Enigma de la
realidad en los cuadros de Emilio Prieto
En una sala de la Dirección General de Bellas Artes expone obra el pintor Emilio Prieto.
Grandes espacios de lienzo cubiertos de colores planos
—predominio de grises con matices malvas, azules o rosados— y apenas unas figuras humanas; algún perro solitario y de fauces abiertas, unas sillas, un monumento o busto significador de glorias pasadas: cada uno de los asuntos citados se encuentran en soledad y contrapunto de esos parajes silenciosos y susceptibles de infinitud que distinguen, en cualquier lugar y entre muchos, los cuadros del artista.
Algo nuevo se ha introducido en ellos: el enlosado blanco y negro en algunos lienzos. Puede ser recuerdo a las sutilezas de perspectiva empleadas por los artitas del Renacimiento y siglo XVII, Pero, esto no altera ni minimiza la calidad del trabajo de Prieto, sino que enriquece y que añade una intención digamos de humanización del espacio, de signo de vivencias en interiores o habitación, respecto de sus otros fondos limpios de otros datos que la pasta que los cubre.
Es difícil el intento de explicar porqué la obra de un pintor que lleva varios años mostrándonos las mismas o parecidas imágenes gana en cada exposición más categoría y hondura. Precisamente porque propende a eso último, esto es, la reflexión del mundo por ella creada, la seguridad de que unos puntos de contenido filosófico —moral, exigencias del intelecto, la religión y el hombre, el ser y la nada— y otros en esa larga lista de preguntas que dirige el artista de hoy a la sociedad que representa —como traductor de ella— y en la que vive. Se extiende la moral pictórica de Emilio Prieto al fondo de lo trascendente; en la superficie, apenas la huella de las vivencias que fueron o de las que advierten su devenir.

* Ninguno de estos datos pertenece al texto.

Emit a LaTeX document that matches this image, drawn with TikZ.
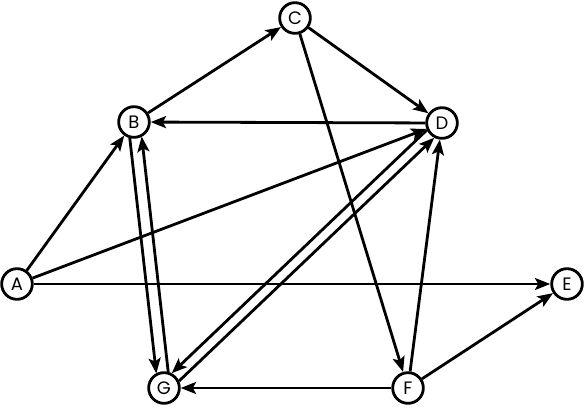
\documentclass[tikz,border=0pt]{standalone}
\usepackage{fontspec}
\setmainfont{Poppins}
\usetikzlibrary{arrows.meta,calc}
\tikzset{
  vtx/.style={circle,draw=black,line width=2.1pt,minimum size=23pt,inner sep=0pt,fill=white,font=\fontsize{13.5}{15}\selectfont},
  arr/.style={line width=2.1pt,-{Stealth[length=11.5pt,width=9pt,inset=2.5pt]}},
}
\begin{document}
\begin{tikzpicture}[x=0.75pt,y=-0.75pt]
\useasboundingbox (0,0) rectangle (587,408);
\node[vtx] (A) at (17,284) {A};
\node[vtx] (B) at (134,122) {B};
\node[vtx] (C) at (295,18) {C};
\node[vtx] (D) at (442,123) {D};
\node[vtx] (E) at (567,284) {E};
\node[vtx] (F) at (408,388) {F};
\node[vtx] (G) at (164,388) {G};
\draw[arr] (A) -- (B);
\draw[arr] (A) -- (D);
\draw[arr] (A) -- (E);
\draw[arr] (B) -- (C);
\draw[arr] (C) -- (D);
\draw[arr] (D) -- (B);
\draw[arr] (C) -- (F);
\draw[arr] (F) -- (G);
\draw[arr] (F) -- (D);
\draw[arr] (F) -- (E);
% B-G pair
\draw[arr,shorten <=11.5pt,shorten >=11.5pt] ($(B)!4.5pt!-90:(G)$) -- ($(G)!4.5pt!90:(B)$);
\draw[arr,shorten <=11.5pt,shorten >=11.5pt] ($(G)!4.5pt!-90:(B)$) -- ($(B)!4.5pt!90:(G)$);
% D-G pair
\draw[arr,shorten <=11.8pt,shorten >=11.8pt] ($(D)!4pt!-90:(G)$) -- ($(G)!4pt!90:(D)$);
\draw[arr,shorten <=11.8pt,shorten >=11.8pt] ($(G)!4pt!-90:(D)$) -- ($(D)!4pt!90:(G)$);
\end{tikzpicture}
\end{document}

Y todo ello con la dicción austera, casi pobre —esto último, como cualidad— de un pintor que ha pasado bastantes años de su vida ejercitándose en copias y trabajos de los artistas flamencos y holandeses cuyas muestras poseemos en el Prado. Rara combinación. El magisterio de ayer, opulento de temas y lenguajes estéticos, se ha quintaesenciado ahora, por otros caminos y asuntos, en el artista Emilio Prieto.
Tres claves podemos desentrañar: el espacio, el hombre y el símbolo. En el primero no es ámbito vital, corpóreo; tanto como los volúmenes de las figuras oponentes, de un Velázquez, por ejemplo; en Prieto significa vastedad inescrutable, dimensión inescrutable, dimensión donde se pierden voces, vidas.
El hombre, por consecuencia, aparece en estos lienzos pequeño, apenas útil,
vigoroso en medio del silencio. El símbolo, representado por bustos y estatuas, enteras o rotas, puede aludir esa soledad paradójica que suele producir el poder, la riqueza, la gloria de la vanidad; tras la caída del pedestal, ese busto de escayola o cabeza de estatuaria griega —en algún cuadro— yace empavorecido como un personaje de Beckett, sobre la arena o el enlosado. Las cabezas de perro y de caballo que también protagonizan lienzos son, quizá, esas compañías domésticas primeras del hombre para su trabajo o, ¿por qué no?, símbolo de mayor valoración que muchos homos.
Y, por último, las sillas. Elementales o más artificiosas, con torneados o barniz espectadoras mudas: cosa testifical de los absurdos ajenos o absurdas ellas mismas, o más humanas —por objeto que queda más que el hombre—, contemplando el vivir sin razón de quien la ha creado.